Oleh karena itu, sejumlah narasumber dalam riset ini berharap kepada pemerintah, dalam hal ini Balitbang Kementerian Agama RI untuk memfasilitasi penggandaan manaqib Syaikh Samman tersebut.
Tujuan Manaqiban
Menurut temuan peneliti, penyelenggaraan Manaqiban yang biasa dilakukan oleh masyarakat Betawi ini memiliki paling tidak tiga tujuan utama. Pertama, sebagian besar bermaksud untuk melaksanakan nazar karena Allah. Hal ini menurut UstadzIwan Mahmud berdasarkan dalil dari Al-Qur'an, yakni QS Al-Insan ayat 7 yang artinya "Mereka menunaikan nazar dan takut akan suatu hari yang azabnya merata di mana-mana."

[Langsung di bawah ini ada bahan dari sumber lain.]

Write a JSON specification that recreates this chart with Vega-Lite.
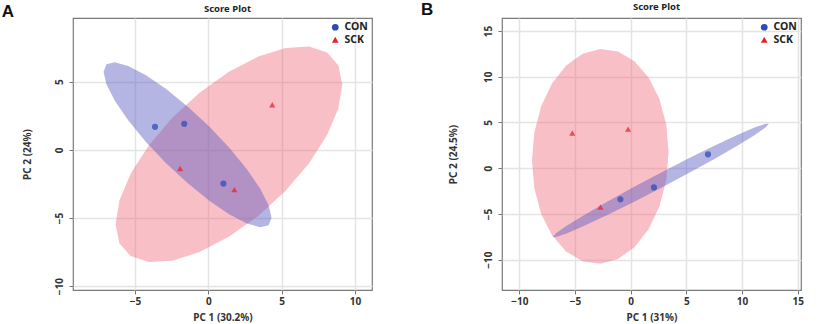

Kedua, ada pula dari mereka bermaksud untuk bertawasul kepada Syaikh Samman karena Allah SWT. Bertawasul kepada waliyullah hakikatnya bertawasul dengan amal shalehnya. Hal ini didasarkan pada QS Al-Maidah ayat 35 yang artinya, "Hai orang-orang yang beriman, bertakwalah kepada Allah dan carilah jalan yang mendekatkan diri kepada-Nya, dan berjihadlah pada jalan-Nya, supaya kamu mendapat keberuntungan" yang menurut mereka merupakan dalil kebolehan bertawasul.
Tujuan ketiga, lanjut peneliti, untuk ber-tabarruk kepada Syaikh Samman. Mereka berharap mendapatkan rahmat dan barakah dari Allah SWT. Bertabaruk pada dasarnya sama dengan tawasul. Bertabaruk boleh dilakukan kepada para waliyullah, ulama dan orang-orang shaleh, dengan keyakinan bahwa manfaat dan madharatnya berada di tangan Allah semata.
Keutamaan
Ustadz Marhusin, sebut peneliti, yang merupakan salah seorang tokoh pemuka agama Betawi menyatakan bahwa Manaqiban ini mengandung keutamaan khususnya bagi masyarakat di daerahnya, setidaknya tiga hal. Pertama, selain bertujuan untuk memenuhi nadzar, pembacaan Manaqib Samman secara bersama-sama juga dimaksudkan untuk mempererat tali persaudaraan (ukhuwah islamiyah).
Kedua, menambah wawasan tentang karamah para wali. Di dalam upacara Manaqiban, guru atau tokoh agama menerangkan berbagai macam hal mengenai kelebihan atau kekeramatan (karamah) yang dimilikinya. Ketiga, menambah kecintaan kepada para ulama’ dan orang shaleh.
Karena itu, nilai-nilai tradisi dalam manuskrip kuno keagamaan seperti Ratib Samman menjadi penting untuk dilapkukan dan dilanjutkan agar tetap lestari. Bagi generasi muda, nilai-nilai tradisi ini sangat dibutuhkan. Selain itu, juga bisa dijadikan alat untuk memakmurkan masjid yang belakangan sepi dari kegiatan-kegiatan keagamaan semacam pembacaan ratib.
Mengacu kepada tradisi tersebut, pengajian kitab atau pembacaan dzikir Ratib Samman di masjid-masjid oleh seorang guru yang hingga kini masih hidup di kalangan masyarakat Betawi menjadi penting. Sebab, selain sebagai tempat peribadatan, masjid juga berfungsi sebagai tempat pengajaran dan penyebaran Islam.
"Melalui proses inilah perkembangan Islam makin kokoh dan diterima semua kalangan. Dengan kata lain, kecenderungan yang kuat mempertahankan tradisi sangat menentukan tersebarnya pemahaman Islam di tengah masyarakat Betawi," tulis peneliti.